• Direction:
In this exercise, return the whole listing exactly, excluding any images.

start Dataset excerpt

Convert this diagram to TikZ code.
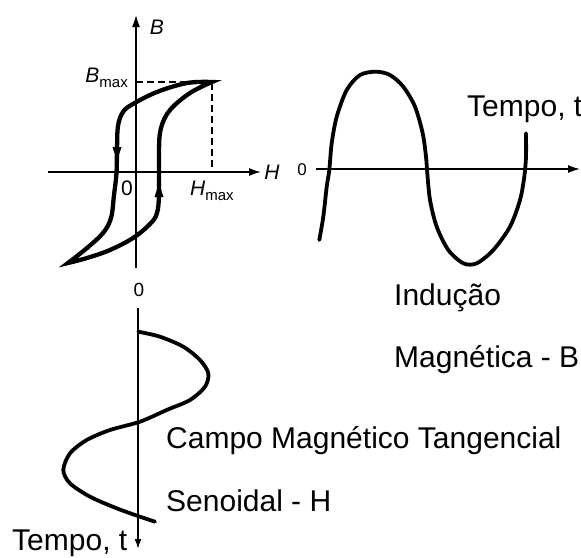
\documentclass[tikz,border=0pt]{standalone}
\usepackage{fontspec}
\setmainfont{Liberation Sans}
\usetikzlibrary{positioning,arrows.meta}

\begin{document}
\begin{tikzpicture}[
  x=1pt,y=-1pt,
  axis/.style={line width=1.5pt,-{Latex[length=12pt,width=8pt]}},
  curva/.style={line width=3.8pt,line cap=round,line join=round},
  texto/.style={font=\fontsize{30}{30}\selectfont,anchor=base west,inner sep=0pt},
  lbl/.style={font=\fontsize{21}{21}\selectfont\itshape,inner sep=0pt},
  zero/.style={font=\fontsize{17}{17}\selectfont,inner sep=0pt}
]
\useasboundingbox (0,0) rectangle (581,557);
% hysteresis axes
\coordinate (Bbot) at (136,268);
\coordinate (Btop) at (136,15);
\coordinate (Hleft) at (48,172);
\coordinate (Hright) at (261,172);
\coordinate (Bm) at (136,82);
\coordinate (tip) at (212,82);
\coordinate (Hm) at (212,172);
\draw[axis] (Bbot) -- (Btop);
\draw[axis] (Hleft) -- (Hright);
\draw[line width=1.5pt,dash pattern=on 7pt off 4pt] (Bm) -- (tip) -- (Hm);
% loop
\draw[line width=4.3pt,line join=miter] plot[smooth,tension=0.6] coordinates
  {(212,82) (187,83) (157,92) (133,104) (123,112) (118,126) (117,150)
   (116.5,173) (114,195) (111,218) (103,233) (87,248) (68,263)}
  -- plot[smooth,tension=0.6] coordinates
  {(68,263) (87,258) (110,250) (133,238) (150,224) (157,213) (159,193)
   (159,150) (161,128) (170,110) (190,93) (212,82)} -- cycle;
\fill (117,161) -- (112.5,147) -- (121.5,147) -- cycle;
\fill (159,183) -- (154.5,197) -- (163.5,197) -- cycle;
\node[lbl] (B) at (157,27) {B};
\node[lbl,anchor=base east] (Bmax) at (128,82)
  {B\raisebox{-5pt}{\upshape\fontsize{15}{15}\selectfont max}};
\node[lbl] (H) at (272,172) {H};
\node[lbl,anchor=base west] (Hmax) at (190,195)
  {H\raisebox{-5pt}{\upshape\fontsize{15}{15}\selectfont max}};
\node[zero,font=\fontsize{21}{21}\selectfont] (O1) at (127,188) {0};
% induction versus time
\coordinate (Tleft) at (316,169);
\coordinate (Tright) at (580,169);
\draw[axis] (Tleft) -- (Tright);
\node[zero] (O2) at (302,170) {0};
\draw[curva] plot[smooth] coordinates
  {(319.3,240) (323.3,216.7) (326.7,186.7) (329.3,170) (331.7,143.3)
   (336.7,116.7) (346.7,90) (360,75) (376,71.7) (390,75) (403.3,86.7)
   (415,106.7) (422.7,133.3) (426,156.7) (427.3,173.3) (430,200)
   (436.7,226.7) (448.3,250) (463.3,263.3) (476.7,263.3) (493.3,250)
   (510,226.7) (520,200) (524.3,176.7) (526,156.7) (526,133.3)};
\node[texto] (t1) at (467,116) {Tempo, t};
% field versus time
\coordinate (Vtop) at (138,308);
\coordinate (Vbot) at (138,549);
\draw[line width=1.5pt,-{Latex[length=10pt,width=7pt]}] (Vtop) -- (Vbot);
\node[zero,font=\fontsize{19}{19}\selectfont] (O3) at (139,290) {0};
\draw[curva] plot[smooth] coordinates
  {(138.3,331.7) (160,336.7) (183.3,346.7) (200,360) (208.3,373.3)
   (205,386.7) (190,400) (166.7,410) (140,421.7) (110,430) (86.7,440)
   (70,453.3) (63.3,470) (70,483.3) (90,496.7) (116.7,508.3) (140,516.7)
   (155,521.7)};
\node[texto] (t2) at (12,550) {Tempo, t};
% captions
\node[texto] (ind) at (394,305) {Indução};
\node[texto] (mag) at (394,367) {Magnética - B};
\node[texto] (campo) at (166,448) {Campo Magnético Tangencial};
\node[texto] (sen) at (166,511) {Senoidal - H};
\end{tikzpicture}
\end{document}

end Dataset excerpt

• In response:
Convert this diagram to TikZ code.
\documentclass[tikz,border=0pt]{standalone}
\usepackage{fontspec}
\setmainfont{Liberation Sans}
\usetikzlibrary{positioning,arrows.meta}

\begin{document}
\begin{tikzpicture}[
  x=1pt,y=-1pt,
  axis/.style={line width=1.5pt,-{Latex[length=12pt,width=8pt]}},
  curva/.style={line width=3.8pt,line cap=round,line join=round},
  texto/.style={font=\fontsize{30}{30}\selectfont,anchor=base west,inner sep=0pt},
  lbl/.style={font=\fontsize{21}{21}\selectfont\itshape,inner sep=0pt},
  zero/.style={font=\fontsize{17}{17}\selectfont,inner sep=0pt}
]
\useasboundingbox (0,0) rectangle (581,557);
% hysteresis axes
\coordinate (Bbot) at (136,268);
\coordinate (Btop) at (136,15);
\coordinate (Hleft) at (48,172);
\coordinate (Hright) at (261,172);
\coordinate (Bm) at (136,82);
\coordinate (tip) at (212,82);
\coordinate (Hm) at (212,172);
\draw[axis] (Bbot) -- (Btop);
\draw[axis] (Hleft) -- (Hright);
\draw[line width=1.5pt,dash pattern=on 7pt off 4pt] (Bm) -- (tip) -- (Hm);
% loop
\draw[line width=4.3pt,line join=miter] plot[smooth,tension=0.6] coordinates
  {(212,82) (187,83) (157,92) (133,104) (123,112) (118,126) (117,150)
   (116.5,173) (114,195) (111,218) (103,233) (87,248) (68,263)}
  -- plot[smooth,tension=0.6] coordinates
  {(68,263) (87,258) (110,250) (133,238) (150,224) (157,213) (159,193)
   (159,150) (161,128) (170,110) (190,93) (212,82)} -- cycle;
\fill (117,161) -- (112.5,147) -- (121.5,147) -- cycle;
\fill (159,183) -- (154.5,197) -- (163.5,197) -- cycle;
\node[lbl] (B) at (157,27) {B};
\node[lbl,anchor=base east] (Bmax) at (128,82)
  {B\raisebox{-5pt}{\upshape\fontsize{15}{15}\selectfont max}};
\node[lbl] (H) at (272,172) {H};
\node[lbl,anchor=base west] (Hmax) at (190,195)
  {H\raisebox{-5pt}{\upshape\fontsize{15}{15}\selectfont max}};
\node[zero,font=\fontsize{21}{21}\selectfont] (O1) at (127,188) {0};
% induction versus time
\coordinate (Tleft) at (316,169);
\coordinate (Tright) at (580,169);
\draw[axis] (Tleft) -- (Tright);
\node[zero] (O2) at (302,170) {0};
\draw[curva] plot[smooth] coordinates
  {(319.3,240) (323.3,216.7) (326.7,186.7) (329.3,170) (331.7,143.3)
   (336.7,116.7) (346.7,90) (360,75) (376,71.7) (390,75) (403.3,86.7)
   (415,106.7) (422.7,133.3) (426,156.7) (427.3,173.3) (430,200)
   (436.7,226.7) (448.3,250) (463.3,263.3) (476.7,263.3) (493.3,250)
   (510,226.7) (520,200) (524.3,176.7) (526,156.7) (526,133.3)};
\node[texto] (t1) at (467,116) {Tempo, t};
% field versus time
\coordinate (Vtop) at (138,308);
\coordinate (Vbot) at (138,549);
\draw[line width=1.5pt,-{Latex[length=10pt,width=7pt]}] (Vtop) -- (Vbot);
\node[zero,font=\fontsize{19}{19}\selectfont] (O3) at (139,290) {0};
\draw[curva] plot[smooth] coordinates
  {(138.3,331.7) (160,336.7) (183.3,346.7) (200,360) (208.3,373.3)
   (205,386.7) (190,400) (166.7,410) (140,421.7) (110,430) (86.7,440)
   (70,453.3) (63.3,470) (70,483.3) (90,496.7) (116.7,508.3) (140,516.7)
   (155,521.7)};
\node[texto] (t2) at (12,550) {Tempo, t};
% captions
\node[texto] (ind) at (394,305) {Indução};
\node[texto] (mag) at (394,367) {Magnética - B};
\node[texto] (campo) at (166,448) {Campo Magnético Tangencial};
\node[texto] (sen) at (166,511) {Senoidal - H};
\end{tikzpicture}
\end{document}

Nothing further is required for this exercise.